Saturday, 30 August 2008

heresy and haeresis

A heretic is literally a chooser - one who chooses between a variety of faith positions. This is anathema in Christianity because, after the Diocletianic persecutions, the survivors couldn't find anyone to set up a church with, because they all believed different stuff; and so it was decided to have a creed that all Christians could subscribe to (this was finally codified at the Council of Nicaea, 325 CE). In subsequent centuries theology became ever more codified, until there was a bewildering variety of heretical positions to choose from.
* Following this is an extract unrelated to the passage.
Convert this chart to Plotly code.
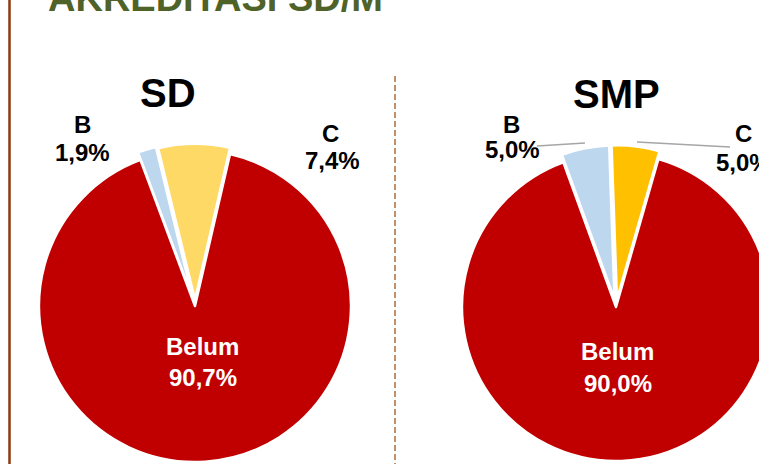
import plotly.graph_objects as go

# ---------------- data ----------------
categories = ["B", "C", "Belum"]
sd_values = [1.9, 7.4, 90.7]
smp_values = [5.0, 5.0, 90.0]
chart_titles = ["SD", "SMP"]
main_title = "AKREDITASI SD/M"

sd_colors = ["#BDD7EE", "#FFD966", "#C00000"]
smp_colors = ["#BDD7EE", "#FFC000", "#C00000"]

# ---------------- layout helpers (pixel geometry) ----------------
W, H = 800, 480          # figure slightly larger than viewport; right/bottom cropped like the slide
FONT = "Liberation Sans, Arial, sans-serif"


def px(x):
    return x / W


def py(y):
    return 1 - y / H


def domain(cx, cy, r, pull):
    half = r * (1 + pull)
    return dict(x=[px(cx - half), px(cx + half)], y=[py(cy + half), py(cy - half)])


def fmt(v):
    return f"{v:.1f}".replace(".", ",") + "%"


pies = [
    dict(values=sd_values, colors=sd_colors, cx=195, cy=306, r=156,
         pull=[0.05, 0.04, 0], rot=-20.5),
    dict(values=smp_values, colors=smp_colors, cx=616, cy=307, r=154,
         pull=[0.05, 0.05, 0], rot=-20.0),
]

fig = go.Figure()
for p in pies:
    fig.add_trace(go.Pie(
        labels=categories, values=p["values"], sort=False, direction="clockwise",
        rotation=p["rot"], pull=p["pull"],
        marker=dict(colors=p["colors"], line=dict(color="white", width=2.5)),
        textinfo="none", hoverinfo="none", showlegend=False,
        domain=domain(p["cx"], p["cy"], p["r"], max(p["pull"])),
    ))

annotations = []


def ann(text, x, y, size, color="black", xanchor="center"):
    annotations.append(dict(
        text=text, x=px(x), y=py(y), xref="paper", yref="paper",
        xanchor=xanchor, yanchor="middle", showarrow=False,
        font=dict(family=FONT, size=size, color=color),
    ))


# main slide title (cropped at top)
ann(f"<b>{main_title}</b>", 46, -1.5, 38, color="#4F6228", xanchor="left")

# chart titles
title_pos = [(168, 92.5), (616, 93.5)]
for t, (x, y) in zip(chart_titles, title_pos):
    ann(f"<b>{t}</b>", x, y, 40)

# slice labels: (label position, value position) per category per chart
label_pos = [
    [((82, 124.5), (82, 152.5)), ((330, 133.5), (332, 160.5)), ((202, 346.5), (203, 377.5))],
    [((511, 124.5), (512, 149.5)), ((743, 133.5), (743, 162.5)), ((617, 351.5), (618, 383))],
]
vals = [sd_values, smp_values]
for ci in range(2):
    for k, cat in enumerate(categories):
        (lx, ly), (vx, vy) = label_pos[ci][k]
        col = "white" if cat == "Belum" else "black"
        ann(f"<b>{cat}</b>", lx, ly, 24, color=col)
        ann(f"<b>{fmt(vals[ci][k])}</b>", vx, vy, 24, color=col)

shapes = [
    # left brown border
    dict(type="line", xref="paper", yref="paper", x0=px(9.5), x1=px(9.5), y0=py(0), y1=py(H),
         line=dict(color="#8B3A0F", width=2.5)),
    # dashed divider
    dict(type="line", xref="paper", yref="paper", x0=px(395), x1=px(395), y0=py(76), y1=py(H),
         line=dict(color="#C0906A", width=2, dash="6px,3px")),
    # SMP leader lines
    dict(type="line", xref="paper", yref="paper", x0=px(537), x1=px(585), y0=py(146), y1=py(143),
         line=dict(color="#A6A6A6", width=1.5)),
    dict(type="line", xref="paper", yref="paper", x0=px(637), x1=px(730), y0=py(142), y1=py(147),
         line=dict(color="#A6A6A6", width=1.5)),
]

fig.update_layout(
    width=W, height=H, margin=dict(l=0, r=0, t=0, b=0),
    paper_bgcolor="white", plot_bgcolor="white",
    annotations=annotations, shapes=shapes,
    font=dict(family=FONT),
)

fig.write_html("out.html", post_script="document.body.style.margin='0';document.body.style.overflow='hidden';")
Haeresis (the word from which heresy is derived), in the ancient pagan world, appears to have meant a school of thought. The tolerant attitude of ancient pagans is summed up by Quintus Aurelius Symmachus (a hero of mine):
Everything is full of gods. Whatever men worship, it may fairly be called one and the same. We all look up to the same stars; the same heaven is above us all; the same universe surrounds every one of us. What does it matter by what system of knowledge each one of us seeks the truth? It is not by one single path that we attain to so great a secret.

- Quintus Aurelius Symmachus


Regina said...

That's a wonderful quote...

Yewtree said...

Yeah, I love it :)

Yewtree said...

Here's another great quote:

"No group of pagans ever called themselves "the faithful". There was also no pagan concept of heresy - to pagans the term meant a
school of thought rather than a false and pernicious doctrine. Among pagans, the opposite of heterodoxy was not orthodoxy but homodoxy, meaning agreement."